Homilía del Papa Francisco en Santa Marta
Dios se dio a conocer en la historia, y su salvación tiene una gran y larga historia. La predicación de San Pablo –recogida hoy en los Hechos de los Apóstoles–, para hablar de Jesús empieza desde lejos, desde que el Pueblo de Israel salió de Egipto. La salvación de Dios está en camino hacia la plenitud de los tiempos, un camino con santos y pecadores. El Señor guía a su pueblo, con momentos buenos y momentos malos, con libertad y esclavitud; pero guía al pueblo a la plenitud, al encuentro del Señor. Al final está Jesús. Sin embargo, no acaba ahí, porque Jesús nos dejó al Espíritu. Y precisamente el Espíritu Santo nos hace recordar, nos hace entender el mensaje de Jesús: comienza un segundo camino. La Iglesia avanza así, con tantos santos y tantos pecadores; entre gracia y pecado, la Iglesia va adelante.
Ese camino es para entender y profundizar en la persona de Jesús, para profundizar en la fe y también para comprender la moral, los mandamientos. Y algo que antes parecía normal, que no era pecado, hoy es pecado mortal. Pensemos en la esclavitud: cuando íbamos a la escuela nos contaban lo que hacían con los esclavos, que los sacaban de un sitio y los vendían en otro; en América Latina se vendían y se compraban… Es pecado mortal. Hoy decimos esto. Pero antes se decía: ‘No’. Es más, algunos decían que se podía hacer eso, ¡porque esa gente no tenía alma! Pero había que avanzar para comprender mejor la fe, para entender mejor la moral. ‘Ah, Padre, ¡gracias a Dios que hoy no hay esclavos!’. ¡Hay más!, pero al menos sabemos que es pecado mortal. Hemos avanzado: lo mismo con la pena de muerte, que era normal antes, y hoy decimos que es inadmisible. Lo mismo vale para las guerras de religión.

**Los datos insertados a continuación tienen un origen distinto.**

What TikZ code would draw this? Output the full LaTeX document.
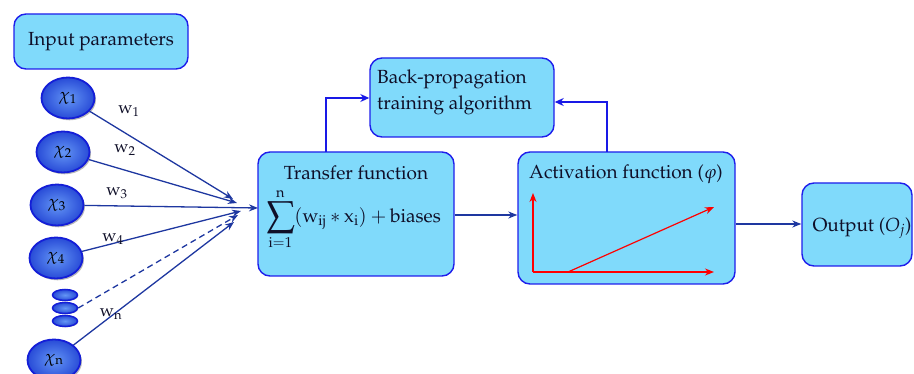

En medio de este aclarar la fe y la moral están los santos, los que todos conocemos y los santos escondidos. La Iglesia está llena de santos escondidos, y esa santidad es la que nos hace avanzar a la segunda plenitud de los tiempos, cuando el Señor venga, al final, para ser todo en todos. Así pues, el Señor Dios quiso darse a conocer a su pueblo en camino. El pueblo de Dios está siempre en camino. Cuando el pueblo de Dios se para, se queda prisionero en un establo, como un borriquillo: no entiende, no avanza, no profundiza la fe, el amor, ni purifica el alma. Pero hay otra plenitud de los tiempos, la tercera: la nuestra. Cada uno está en camino a la plenitud del propio tiempo. Cada uno llegará al momento del tiempo pleno y la vida acabará y tendrá que encontrar al Señor. Y ese es el momento nuestro, personal. Que vivamos en el segundo camino, en la segunda plenitud del tiempo del pueblo de Dios. Cada uno está en camino. Pensemos esto: los apóstoles, los predicadores, los primeros, necesitaban hacer comprender que Dios amó, eligió, amó a su pueblo en camino, siempre.
Jesús envió al Espíritu Santo para que podamos ir en camino y es el Espíritu quien nos empuja a caminar: esa es la gran obra de misericordia de Dios, y cada uno de nosotros está en camino hacia la plenitud personal de los tiempos. Hay que preguntarse si creemos que la promesa de Dios estaba en camino y que todavía la Iglesia está en camino. Y preguntarnos, cuando nos confesamos, si además de la vergüenza por nuestros pecados, comprendemos que ese paso que doy es un paso en el camino hacia la plenitud de los tiempos. Pedir perdón a Dios no es automático. Es comprender que estoy en camino, en un pueblo en camino, y que un día –quizá hoy, mañana o dentro de 30 años– me encontraré cara a cara con el Señor que nunca nos deja solos, sino que nos acompaña en el camino. Pensadlo: cuando voy confesarme, ¿pienso en estas cosas: que estoy en camino, que es un paso hacia el encuentro con el Señor, hacia mi plenitud de los tiempos? ¡Esa es la gran obra de misericordia de Dios!